Copy the data below exactly, omitting any picture it contains.

>> start Data lines

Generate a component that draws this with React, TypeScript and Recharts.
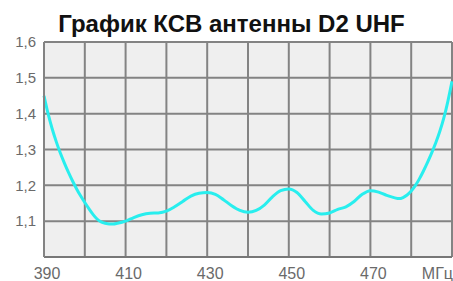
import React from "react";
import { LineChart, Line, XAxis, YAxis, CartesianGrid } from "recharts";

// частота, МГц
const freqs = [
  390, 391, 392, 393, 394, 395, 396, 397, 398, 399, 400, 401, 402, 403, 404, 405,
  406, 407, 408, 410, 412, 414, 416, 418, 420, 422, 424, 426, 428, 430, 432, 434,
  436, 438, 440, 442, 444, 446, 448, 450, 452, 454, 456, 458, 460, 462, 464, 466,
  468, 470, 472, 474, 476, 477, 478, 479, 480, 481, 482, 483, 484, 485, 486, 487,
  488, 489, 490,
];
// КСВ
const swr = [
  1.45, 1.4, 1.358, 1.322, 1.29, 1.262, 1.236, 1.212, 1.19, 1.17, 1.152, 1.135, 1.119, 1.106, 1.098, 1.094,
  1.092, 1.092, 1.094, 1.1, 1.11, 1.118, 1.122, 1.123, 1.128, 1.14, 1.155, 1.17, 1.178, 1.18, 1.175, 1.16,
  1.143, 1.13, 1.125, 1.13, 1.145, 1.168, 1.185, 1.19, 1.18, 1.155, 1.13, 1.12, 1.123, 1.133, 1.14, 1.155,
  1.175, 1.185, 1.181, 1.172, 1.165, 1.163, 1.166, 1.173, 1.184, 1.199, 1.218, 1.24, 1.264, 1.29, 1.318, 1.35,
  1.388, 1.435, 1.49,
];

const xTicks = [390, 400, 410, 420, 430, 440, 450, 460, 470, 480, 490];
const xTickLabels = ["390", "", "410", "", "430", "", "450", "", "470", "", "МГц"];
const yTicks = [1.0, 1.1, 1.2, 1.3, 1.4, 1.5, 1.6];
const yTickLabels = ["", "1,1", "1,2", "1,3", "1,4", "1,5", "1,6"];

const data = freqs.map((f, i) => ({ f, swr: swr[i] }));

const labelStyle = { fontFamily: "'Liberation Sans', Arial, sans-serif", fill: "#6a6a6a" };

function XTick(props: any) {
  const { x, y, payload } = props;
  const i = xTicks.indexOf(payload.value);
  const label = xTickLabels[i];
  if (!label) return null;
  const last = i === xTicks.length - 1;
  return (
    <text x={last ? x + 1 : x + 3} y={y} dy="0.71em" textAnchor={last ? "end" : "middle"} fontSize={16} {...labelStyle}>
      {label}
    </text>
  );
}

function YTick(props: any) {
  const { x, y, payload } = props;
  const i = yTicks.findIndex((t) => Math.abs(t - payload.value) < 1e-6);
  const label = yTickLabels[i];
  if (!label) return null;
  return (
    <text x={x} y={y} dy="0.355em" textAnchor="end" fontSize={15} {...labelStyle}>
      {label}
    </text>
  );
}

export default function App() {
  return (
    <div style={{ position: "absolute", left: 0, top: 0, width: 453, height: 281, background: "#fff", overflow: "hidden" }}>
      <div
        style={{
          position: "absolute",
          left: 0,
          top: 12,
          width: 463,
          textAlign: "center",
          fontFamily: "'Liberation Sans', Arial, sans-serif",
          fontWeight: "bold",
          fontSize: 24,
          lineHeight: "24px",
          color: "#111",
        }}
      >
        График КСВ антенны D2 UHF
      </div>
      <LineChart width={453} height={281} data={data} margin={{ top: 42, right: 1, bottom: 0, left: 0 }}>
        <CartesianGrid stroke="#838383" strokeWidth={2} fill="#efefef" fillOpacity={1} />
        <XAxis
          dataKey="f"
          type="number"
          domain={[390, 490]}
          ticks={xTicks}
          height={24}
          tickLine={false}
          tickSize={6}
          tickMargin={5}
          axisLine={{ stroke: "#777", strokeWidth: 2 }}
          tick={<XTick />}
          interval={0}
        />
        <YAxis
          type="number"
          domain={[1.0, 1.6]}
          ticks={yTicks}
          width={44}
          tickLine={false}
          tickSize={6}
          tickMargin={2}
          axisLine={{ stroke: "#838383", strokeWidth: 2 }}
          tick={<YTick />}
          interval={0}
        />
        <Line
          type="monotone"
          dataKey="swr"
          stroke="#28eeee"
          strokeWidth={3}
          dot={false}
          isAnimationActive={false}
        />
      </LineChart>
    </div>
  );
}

>> end Data lines

Finished exercise =
Generate a component that draws this with React, TypeScript and Recharts.
import React from "react";
import { LineChart, Line, XAxis, YAxis, CartesianGrid } from "recharts";

// частота, МГц
const freqs = [
  390, 391, 392, 393, 394, 395, 396, 397, 398, 399, 400, 401, 402, 403, 404, 405,
  406, 407, 408, 410, 412, 414, 416, 418, 420, 422, 424, 426, 428, 430, 432, 434,
  436, 438, 440, 442, 444, 446, 448, 450, 452, 454, 456, 458, 460, 462, 464, 466,
  468, 470, 472, 474, 476, 477, 478, 479, 480, 481, 482, 483, 484, 485, 486, 487,
  488, 489, 490,
];
// КСВ
const swr = [
  1.45, 1.4, 1.358, 1.322, 1.29, 1.262, 1.236, 1.212, 1.19, 1.17, 1.152, 1.135, 1.119, 1.106, 1.098, 1.094,
  1.092, 1.092, 1.094, 1.1, 1.11, 1.118, 1.122, 1.123, 1.128, 1.14, 1.155, 1.17, 1.178, 1.18, 1.175, 1.16,
  1.143, 1.13, 1.125, 1.13, 1.145, 1.168, 1.185, 1.19, 1.18, 1.155, 1.13, 1.12, 1.123, 1.133, 1.14, 1.155,
  1.175, 1.185, 1.181, 1.172, 1.165, 1.163, 1.166, 1.173, 1.184, 1.199, 1.218, 1.24, 1.264, 1.29, 1.318, 1.35,
  1.388, 1.435, 1.49,
];

const xTicks = [390, 400, 410, 420, 430, 440, 450, 460, 470, 480, 490];
const xTickLabels = ["390", "", "410", "", "430", "", "450", "", "470", "", "МГц"];
const yTicks = [1.0, 1.1, 1.2, 1.3, 1.4, 1.5, 1.6];
const yTickLabels = ["", "1,1", "1,2", "1,3", "1,4", "1,5", "1,6"];

const data = freqs.map((f, i) => ({ f, swr: swr[i] }));

const labelStyle = { fontFamily: "'Liberation Sans', Arial, sans-serif", fill: "#6a6a6a" };

function XTick(props: any) {
  const { x, y, payload } = props;
  const i = xTicks.indexOf(payload.value);
  const label = xTickLabels[i];
  if (!label) return null;
  const last = i === xTicks.length - 1;
  return (
    <text x={last ? x + 1 : x + 3} y={y} dy="0.71em" textAnchor={last ? "end" : "middle"} fontSize={16} {...labelStyle}>
      {label}
    </text>
  );
}

function YTick(props: any) {
  const { x, y, payload } = props;
  const i = yTicks.findIndex((t) => Math.abs(t - payload.value) < 1e-6);
  const label = yTickLabels[i];
  if (!label) return null;
  return (
    <text x={x} y={y} dy="0.355em" textAnchor="end" fontSize={15} {...labelStyle}>
      {label}
    </text>
  );
}

export default function App() {
  return (
    <div style={{ position: "absolute", left: 0, top: 0, width: 453, height: 281, background: "#fff", overflow: "hidden" }}>
      <div
        style={{
          position: "absolute",
          left: 0,
          top: 12,
          width: 463,
          textAlign: "center",
          fontFamily: "'Liberation Sans', Arial, sans-serif",
          fontWeight: "bold",
          fontSize: 24,
          lineHeight: "24px",
          color: "#111",
        }}
      >
        График КСВ антенны D2 UHF
      </div>
      <LineChart width={453} height={281} data={data} margin={{ top: 42, right: 1, bottom: 0, left: 0 }}>
        <CartesianGrid stroke="#838383" strokeWidth={2} fill="#efefef" fillOpacity={1} />
        <XAxis
          dataKey="f"
          type="number"
          domain={[390, 490]}
          ticks={xTicks}
          height={24}
          tickLine={false}
          tickSize={6}
          tickMargin={5}
          axisLine={{ stroke: "#777", strokeWidth: 2 }}
          tick={<XTick />}
          interval={0}
        />
        <YAxis
          type="number"
          domain={[1.0, 1.6]}
          ticks={yTicks}
          width={44}
          tickLine={false}
          tickSize={6}
          tickMargin={2}
          axisLine={{ stroke: "#838383", strokeWidth: 2 }}
          tick={<YTick />}
          interval={0}
        />
        <Line
          type="monotone"
          dataKey="swr"
          stroke="#28eeee"
          strokeWidth={3}
          dot={false}
          isAnimationActive={false}
        />
      </LineChart>
    </div>
  );
}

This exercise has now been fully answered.